**Set problem:**
Transcribe all of the data exactly. Omit the pictures.

**Recorded data:**

* * * *

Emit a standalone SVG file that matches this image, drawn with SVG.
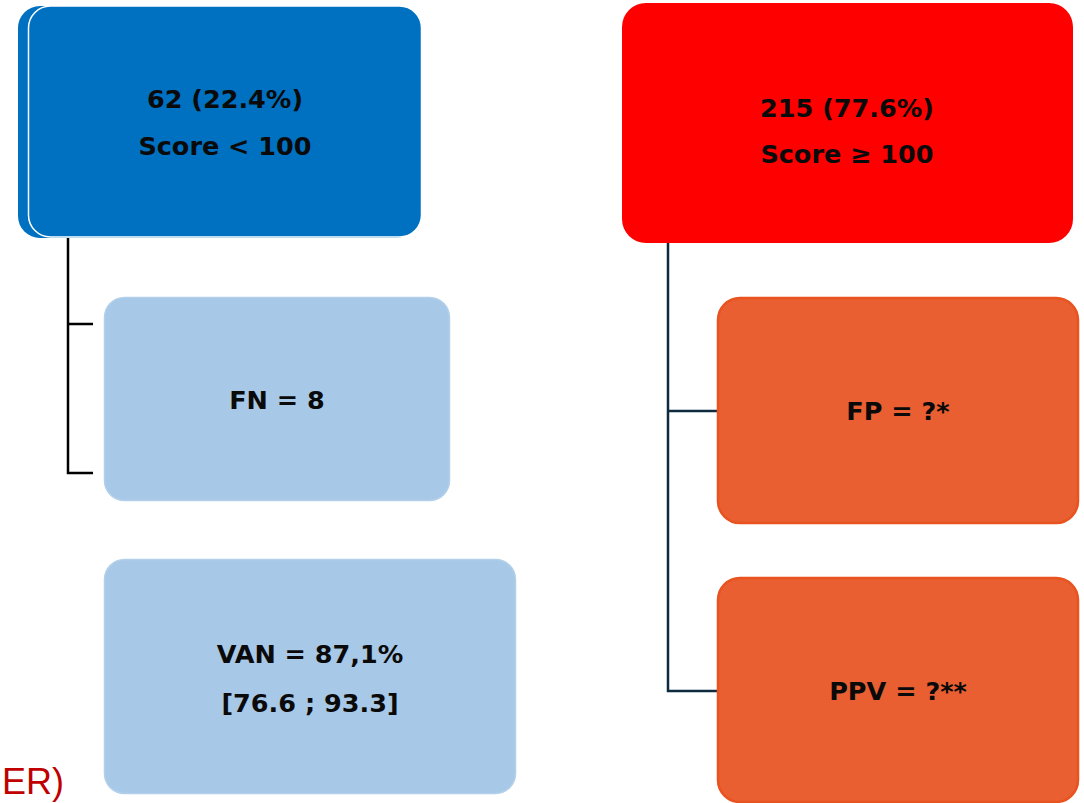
<svg xmlns="http://www.w3.org/2000/svg" width="1084" height="803" viewBox="0 0 1084 803">
  <style>
    .lbl { font-family: "DejaVu Sans", "Liberation Sans", sans-serif; font-weight: bold; font-size: 25.5px; fill: #0a0a0a; text-anchor: middle; }
    .neg { fill: #0070c0; }
    .negsub { fill: #a7c8e6; stroke: #b3d0ea; stroke-width: 1.5; }
    .pos { fill: #ff0000; }
    .possub { fill: #e95f32; stroke: #e8531f; stroke-width: 2.5; }
    .tree { fill: none; stroke-width: 2.5; stroke-linejoin: miter; }
  </style>

  <!-- connectors -->
  <g id="connectors">
    <path class="tree" stroke="#000000" d="M68,237 V473 H93 M68,324 H93"/>
    <path class="tree" stroke="#0e2a3f" stroke-width="3.5" d="M668,243 V691 H717 M668,411 H717"/>
  </g>

  <!-- negative branch: score below 100 -->
  <g id="node-neg">
    <rect class="neg" x="18" y="6" width="400" height="232" rx="22"/>
    <rect class="neg" x="28.5" y="6" width="393" height="231" rx="22" stroke="#ffffff" stroke-width="1.5"/>
    <text class="lbl" x="225" y="108">62 (22.4%)</text>
    <text class="lbl" x="225" y="155">Score &lt; 100</text>
  </g>

  <g id="node-fn">
    <rect class="negsub" x="104.5" y="297.5" width="345" height="203" rx="20"/>
    <text class="lbl" x="277" y="409">FN = 8</text>
  </g>

  <g id="node-van">
    <rect class="negsub" x="104.5" y="559.5" width="411" height="234" rx="20"/>
    <text class="lbl" x="310" y="663">VAN = 87,1%</text>
    <text class="lbl" x="310" y="712">[76.6 ; 93.3]</text>
  </g>

  <!-- positive branch: score of 100 or more -->
  <g id="node-pos">
    <rect class="pos" x="622" y="3" width="451" height="240" rx="24"/>
    <text class="lbl" x="847" y="117">215 (77.6%)</text>
    <text class="lbl" x="847" y="163">Score ≥ 100</text>
  </g>

  <g id="node-fp">
    <rect class="possub" x="718" y="298" width="360" height="225" rx="22"/>
    <text class="lbl" x="898" y="420">FP = ?*</text>
  </g>

  <g id="node-ppv">
    <rect class="possub" x="718" y="578" width="360" height="224" rx="22"/>
    <text class="lbl" x="898" y="700">PPV = ?**</text>
  </g>

  <text x="2" y="794" font-family="'Liberation Sans', 'DejaVu Sans', sans-serif" font-size="36" fill="#c00000">ER)</text>
</svg>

* * * *

**Task answer:**
Emit a standalone SVG file that matches this image, drawn with SVG.
<svg xmlns="http://www.w3.org/2000/svg" width="1084" height="803" viewBox="0 0 1084 803">
  <style>
    .lbl { font-family: "DejaVu Sans", "Liberation Sans", sans-serif; font-weight: bold; font-size: 25.5px; fill: #0a0a0a; text-anchor: middle; }
    .neg { fill: #0070c0; }
    .negsub { fill: #a7c8e6; stroke: #b3d0ea; stroke-width: 1.5; }
    .pos { fill: #ff0000; }
    .possub { fill: #e95f32; stroke: #e8531f; stroke-width: 2.5; }
    .tree { fill: none; stroke-width: 2.5; stroke-linejoin: miter; }
  </style>

  <!-- connectors -->
  <g id="connectors">
    <path class="tree" stroke="#000000" d="M68,237 V473 H93 M68,324 H93"/>
    <path class="tree" stroke="#0e2a3f" stroke-width="3.5" d="M668,243 V691 H717 M668,411 H717"/>
  </g>

  <!-- negative branch: score below 100 -->
  <g id="node-neg">
    <rect class="neg" x="18" y="6" width="400" height="232" rx="22"/>
    <rect class="neg" x="28.5" y="6" width="393" height="231" rx="22" stroke="#ffffff" stroke-width="1.5"/>
    <text class="lbl" x="225" y="108">62 (22.4%)</text>
    <text class="lbl" x="225" y="155">Score &lt; 100</text>
  </g>

  <g id="node-fn">
    <rect class="negsub" x="104.5" y="297.5" width="345" height="203" rx="20"/>
    <text class="lbl" x="277" y="409">FN = 8</text>
  </g>

  <g id="node-van">
    <rect class="negsub" x="104.5" y="559.5" width="411" height="234" rx="20"/>
    <text class="lbl" x="310" y="663">VAN = 87,1%</text>
    <text class="lbl" x="310" y="712">[76.6 ; 93.3]</text>
  </g>

  <!-- positive branch: score of 100 or more -->
  <g id="node-pos">
    <rect class="pos" x="622" y="3" width="451" height="240" rx="24"/>
    <text class="lbl" x="847" y="117">215 (77.6%)</text>
    <text class="lbl" x="847" y="163">Score ≥ 100</text>
  </g>

  <g id="node-fp">
    <rect class="possub" x="718" y="298" width="360" height="225" rx="22"/>
    <text class="lbl" x="898" y="420">FP = ?*</text>
  </g>

  <g id="node-ppv">
    <rect class="possub" x="718" y="578" width="360" height="224" rx="22"/>
    <text class="lbl" x="898" y="700">PPV = ?**</text>
  </g>

  <text x="2" y="794" font-family="'Liberation Sans', 'DejaVu Sans', sans-serif" font-size="36" fill="#c00000">ER)</text>
</svg>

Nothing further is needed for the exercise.